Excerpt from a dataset
━━━━
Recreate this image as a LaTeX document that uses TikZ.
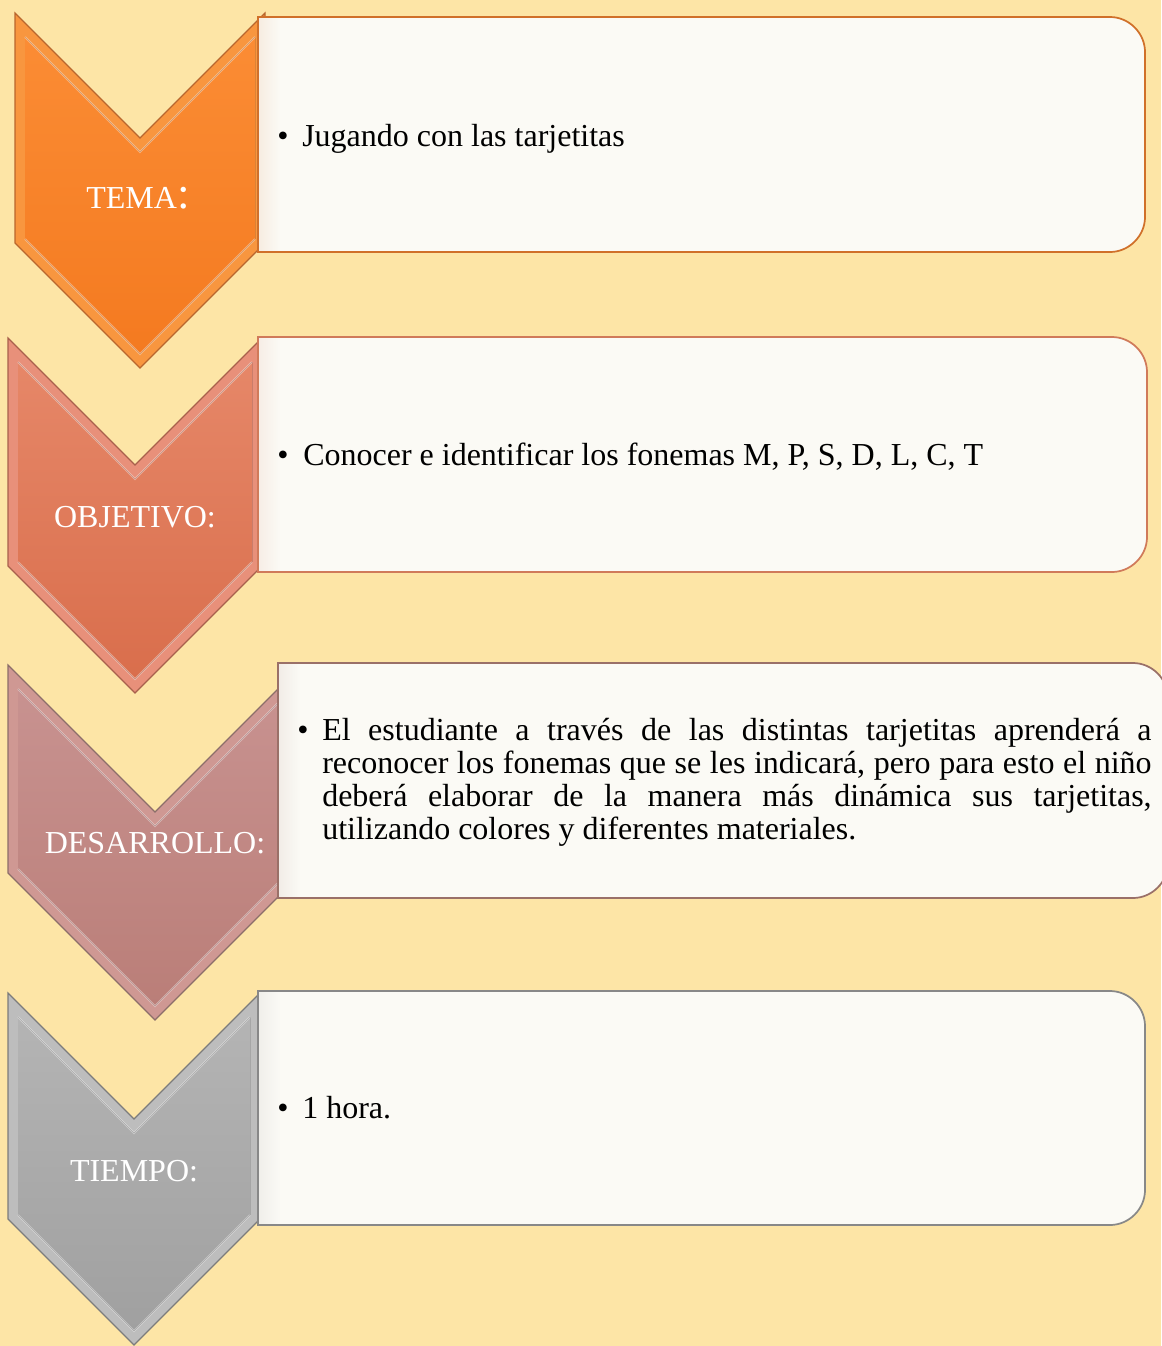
\documentclass[tikz,border=0pt]{standalone}
\usepackage{fontspec}
\setmainfont{Liberation Serif}
\definecolor{bg}{HTML}{FDE5A6}
\definecolor{boxfill}{HTML}{FBFAF5}
\definecolor{oA}{HTML}{FB8C34}\definecolor{oB}{HTML}{F47A20}\definecolor{oBev}{HTML}{F8963F}\definecolor{oLine}{HTML}{B8662E}
\definecolor{sA}{HTML}{E68768}\definecolor{sB}{HTML}{D96E4C}\definecolor{sBev}{HTML}{E8907A}\definecolor{sLine}{HTML}{A8604C}
\definecolor{rA}{HTML}{C89290}\definecolor{rB}{HTML}{BA7E78}\definecolor{rBev}{HTML}{CF9893}\definecolor{rLine}{HTML}{8C6E6A}
\definecolor{gA}{HTML}{B4B4B4}\definecolor{gB}{HTML}{A0A0A0}\definecolor{gBev}{HTML}{BDBDBD}\definecolor{gLine}{HTML}{7C7C7C}
\definecolor{bxA}{HTML}{D0702A}\definecolor{bxB}{HTML}{D07A5A}\definecolor{bxC}{HTML}{9A7068}\definecolor{bxD}{HTML}{888888}
\newcommand\mkchev[8]{%
  \fill[#5, draw=#8, line width=0.9pt] (#1,#3) -- (#2,{#3+#2-#1}) -- ({2*#2-#1},#3) -- ({2*#2-#1},#4) -- (#2,{#4+#2-#1}) -- (#1,#4) -- cycle;
  \fill[top color=#6, bottom color=#7] ({#1+10},{#3+24}) -- (#2,{#3+#2-#1+14}) -- ({2*#2-#1-10},{#3+24}) -- ({2*#2-#1-10},{#4-4}) -- (#2,{#4+#2-#1-14}) -- ({#1+10},{#4-4}) -- cycle;
  \draw[white, opacity=0.35, line width=1.5pt] ({#1+10},{#3+24}) -- (#2,{#3+#2-#1+14}) -- ({2*#2-#1-10},{#3+24});
  \draw[white, opacity=0.35, line width=1.5pt] ({#1+10},{#4-4}) -- (#2,{#4+#2-#1-14}) -- ({2*#2-#1-10},{#4-4});
}
\newcommand\mkbox[5]{%
  \fill[boxfill] (#1,#2) -- ({#3-35},#2) .. controls ({#3-16},#2) and (#3,{#2+16}) .. (#3,{#2+35}) -- (#3,{#4-35}) .. controls (#3,{#4-16}) and ({#3-16},#4) .. ({#3-35},#4) -- (#1,#4) -- cycle;
  \fill[left color=#5!10!boxfill, right color=boxfill] (#1,#2) rectangle ({#1+22},#4);
  \draw[#5, line width=1.3pt] (#1,#2) -- ({#3-35},#2) .. controls ({#3-16},#2) and (#3,{#2+16}) .. (#3,{#2+35}) -- (#3,{#4-35}) .. controls (#3,{#4-16}) and ({#3-16},#4) .. ({#3-35},#4) -- (#1,#4) -- cycle;
}
\tikzset{
  txt/.style={inner sep=0pt, font=\fontsize{24}{25}\selectfont, text=black},
  lbl/.style={inner sep=0pt, font=\fontsize{24}{25}\selectfont, text=white, anchor=base},
}
\begin{document}
\begin{tikzpicture}[x=0.75pt,y=-0.75pt]
\useasboundingbox (0,0) rectangle (1161,1346);
\fill[bg] (0,0) rectangle (1161,1346);
% chevrons
\mkchev{15}{140}{13}{243}{oBev}{oA}{oB}{oLine}
\mkchev{8}{135}{338}{566}{sBev}{sA}{sB}{sLine}
\mkchev{8}{155}{665}{873}{rBev}{rA}{rB}{rLine}
\mkchev{8}{134}{993}{1219}{gBev}{gA}{gB}{gLine}
% boxes
\mkbox{258}{17}{1145}{252}{bxA}
\mkbox{258}{337}{1147}{572}{bxB}
\mkbox{278}{663}{1168}{898}{bxC}
\mkbox{258}{991}{1145}{1225}{bxD}
% labels
\node[lbl] (l1) at (138,208) {TEMA{\fontsize{34}{34}\selectfont:}};
\node[lbl] (l2) at (135,527) {OBJETIVO:};
\node[lbl] (l3) at (155,853) {DESARROLLO:};
\node[lbl] (l4) at (134,1181) {TIEMPO:};
% box texts
\node[txt, anchor=base] (b1) at (283,146) {•};
\node[txt, anchor=base west] (t1) at (302,146) {Jugando con las tarjetitas};
\node[txt, anchor=base] (b2) at (283,465) {•};
\node[txt, anchor=base west] (t2) at (303,465) {Conocer e identificar los fonemas M, P, S, D, L, C, T};
\node[txt, anchor=base] (b3) at (303,740) {•};
\node[txt, anchor=base west] (d1) at (322,740) {\makebox[622pt][s]{El estudiante a través de las distintas tarjetitas aprenderá a}};
\node[txt, anchor=base west] (d2) at (322,773) {\makebox[622pt][s]{reconocer los fonemas que se les indicará, pero para esto el niño}};
\node[txt, anchor=base west] (d3) at (322,806) {\makebox[622pt][s]{deberá elaborar de la manera más dinámica sus tarjetitas,}};
\node[txt, anchor=base west] (d4) at (322,839) {utilizando colores y diferentes materiales.};
\node[txt, anchor=base] (b4) at (283,1118) {•};
\node[txt, anchor=base west] (t4) at (302,1118) {1 hora.};
\end{tikzpicture}
\end{document}
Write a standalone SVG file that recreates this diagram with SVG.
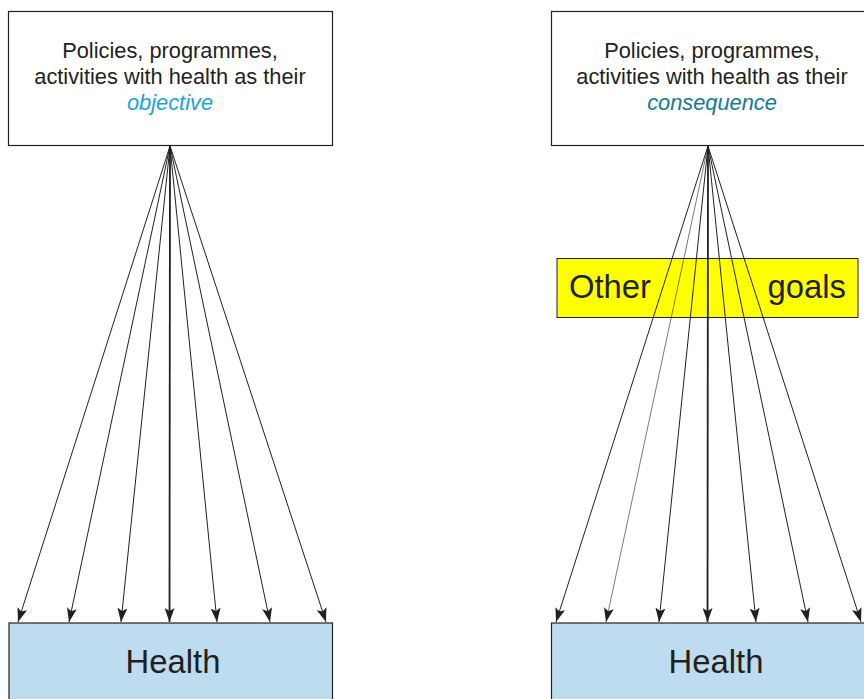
<svg xmlns="http://www.w3.org/2000/svg" width="864" height="699" viewBox="0 0 864 699">
<style>
.box{fill:#fff;stroke:#231f20;stroke-width:1.2}
.hbox{fill:#bddcef;stroke:#231f20;stroke-width:1.2}
.ybox{fill:#ffff00;stroke:#231f20;stroke-width:1}
.t{font-family:"Liberation Sans",Arial,sans-serif;fill:#231f20;text-anchor:middle}
.sm{font-size:21.8px}
.big{font-size:32.8px}
.ln{stroke:#231f20;stroke-width:1;fill:none;marker-end:url(#ah)}
</style>
<defs>
<marker id="ah" markerUnits="userSpaceOnUse" markerWidth="14" markerHeight="10" viewBox="0 0 14 10" refX="14" refY="5" orient="auto">
<path d="M0,0 L14,5 L0,10 L3,5 Z" fill="#231f20"/>
</marker>
</defs>
<rect width="864" height="699" fill="#fff"/>
<g id="left-top">
<rect class="box" x="8.5" y="11.5" width="324" height="134"/>
<text class="t sm" x="170" y="58">Policies, programmes,</text>
<text class="t sm" x="170" y="84">activities with health as their</text>
<text class="t sm" x="170" y="110" font-style="italic" style="fill:#1ba3df">objective</text>
</g>
<g id="right-top">
<rect class="box" x="551.5" y="11.5" width="320" height="134"/>
<text class="t sm" x="712" y="58">Policies, programmes,</text>
<text class="t sm" x="712" y="84">activities with health as their</text>
<text class="t sm" x="712" y="110" font-style="italic" style="fill:#17799a">consequence</text>
</g>
<g id="other-goals">
<rect class="ybox" x="557" y="258.5" width="301" height="59"/>
<text class="t big" x="569" y="298" style="text-anchor:start">Other</text>
<text class="t big" x="846" y="298" style="text-anchor:end">goals</text>
</g>
<g id="left-health">
<rect class="hbox" x="9" y="623" width="323.5" height="82"/>
<text class="t big" x="173" y="673">Health</text>
</g>
<g id="right-health">
<rect class="hbox" x="551.5" y="623" width="320" height="82"/>
<text class="t big" x="716" y="673">Health</text>
</g>
<g id="connectors">
<line class="ln" x1="170" y1="146" x2="18" y2="622"/>
<line class="ln" x1="170" y1="146" x2="69" y2="622"/>
<line class="ln" x1="170" y1="146" x2="121" y2="622"/>
<line class="ln" x1="170" y1="146" x2="169.5" y2="622" style="stroke-width:1.8"/>
<line class="ln" x1="170" y1="146" x2="217" y2="622"/>
<line class="ln" x1="170" y1="146" x2="270" y2="622"/>
<line class="ln" x1="170" y1="146" x2="326" y2="622"/>
<line class="ln" x1="708" y1="146" x2="556" y2="622"/>
<line class="ln" x1="708" y1="146" x2="606" y2="622" style="stroke-width:0.6"/>
<line class="ln" x1="708" y1="146" x2="659" y2="622"/>
<line class="ln" x1="708" y1="146" x2="707.5" y2="622" style="stroke-width:1.8"/>
<line class="ln" x1="708" y1="146" x2="756" y2="622"/>
<line class="ln" x1="708" y1="146" x2="808" y2="622"/>
<line class="ln" x1="708" y1="146" x2="861" y2="622"/>
</g>
</svg>
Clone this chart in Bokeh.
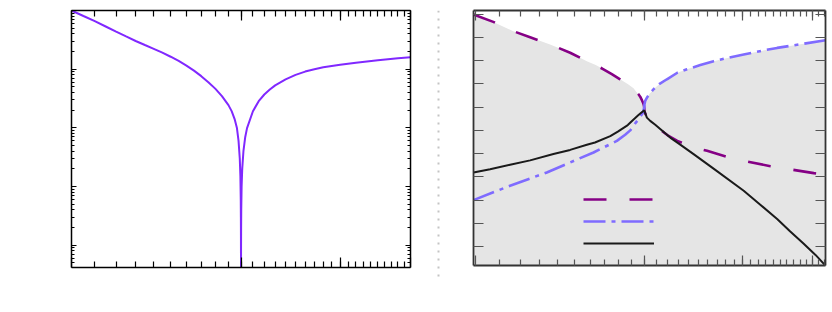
━━━━
Stated problem. Across all the entries, count the lines that contain the word "with" and give the number by itself.

The result. 3